Turning style into a code.
The fact that the visual identity product was defined as a “programme” and not a “manual” speaks volumes. This brand definition activity marked a beginning for Ducati, not an end. There was a real desire to embark on a path of growth and international positioning and, for the first time, the company realised that “The strength of impact of our identity is directly proportional to the coherence of visual communication we will develop.”
Making a statement.
This is how the 1996 Ducati brand was born, a comprehensive company image that was both modern and timeless, and firmly rooted in the Italian tradition. The new logo, developed in collaboration with the Ducati Graphics Office, made its debut on all models built in 1998. The logo, inspired by gems such as the 1970 450 Desmo, recalled the modern characters that had appeared on the 750 Sport, the star of the historic Imola win in 1972. The brand, a meaningful dynamic “D”, was taken directly from the classic Ducati eagle that was found on the much-loved Diana, Daytona and Mach from the Sixties.
Fuel the evolution.
Evolution has been ongoing in Ducati. And yet part of the image revolution designed by Massimo still lives on today. In a practical sense, in the logotype, but also in the meticulous attention Ducati pays to its style identity, as if it were its most precious asset.
If you do it right, it will last forever.
As of the Sixties, Massimo Vignelli was a key figure behind the modernisation of international graphics, particularly with the spread of the modernist methodology at the hands of Unimark International.
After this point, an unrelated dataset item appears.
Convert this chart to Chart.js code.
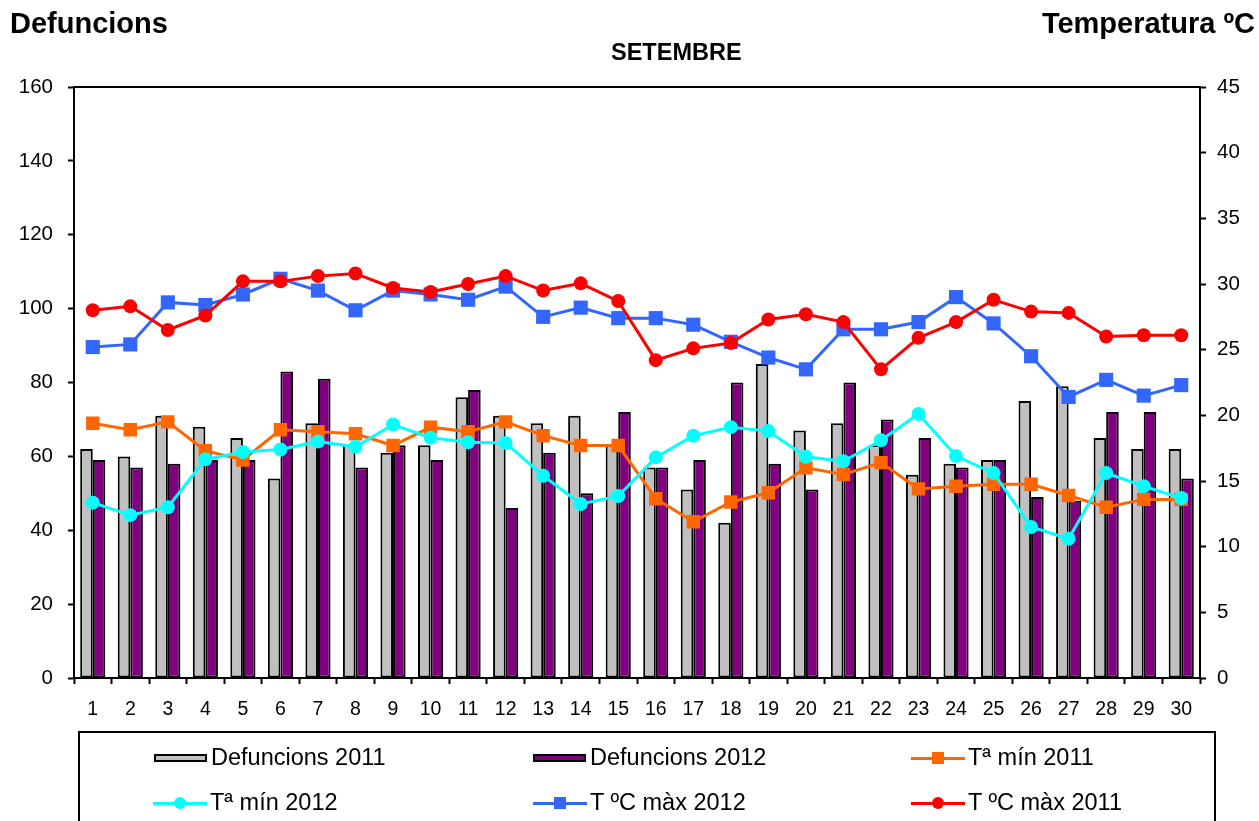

In 1972, two years after having worked on the corporate image of the entire New York transport system together with his colleague and partner Bob Noorda, Vignelli created the famous New York metro map, an abstract diagram of the metro network where each line is identified by a different colour and each stop is represented by a spot. The map is considered by many to be Vignelli’s opus magnum and is part of collections at various museums, including the permanent collection at the Museum of Modern Art (MoMA) in New York.
A design that never sleeps.
The map is particularly admired by designers, who appreciate the extreme formal purity and clear information, the result of abstract space and the brilliant use of geometry. But the entire aesthetic of the map still influences the collective imagination today. And it’s impossible to cross New York without realising the impact the metro’s graphic system has had on the appearance of the entire city. The 1970 map is no longer in use but, like any true design project, Vignelli’s signature has left its mark on New York.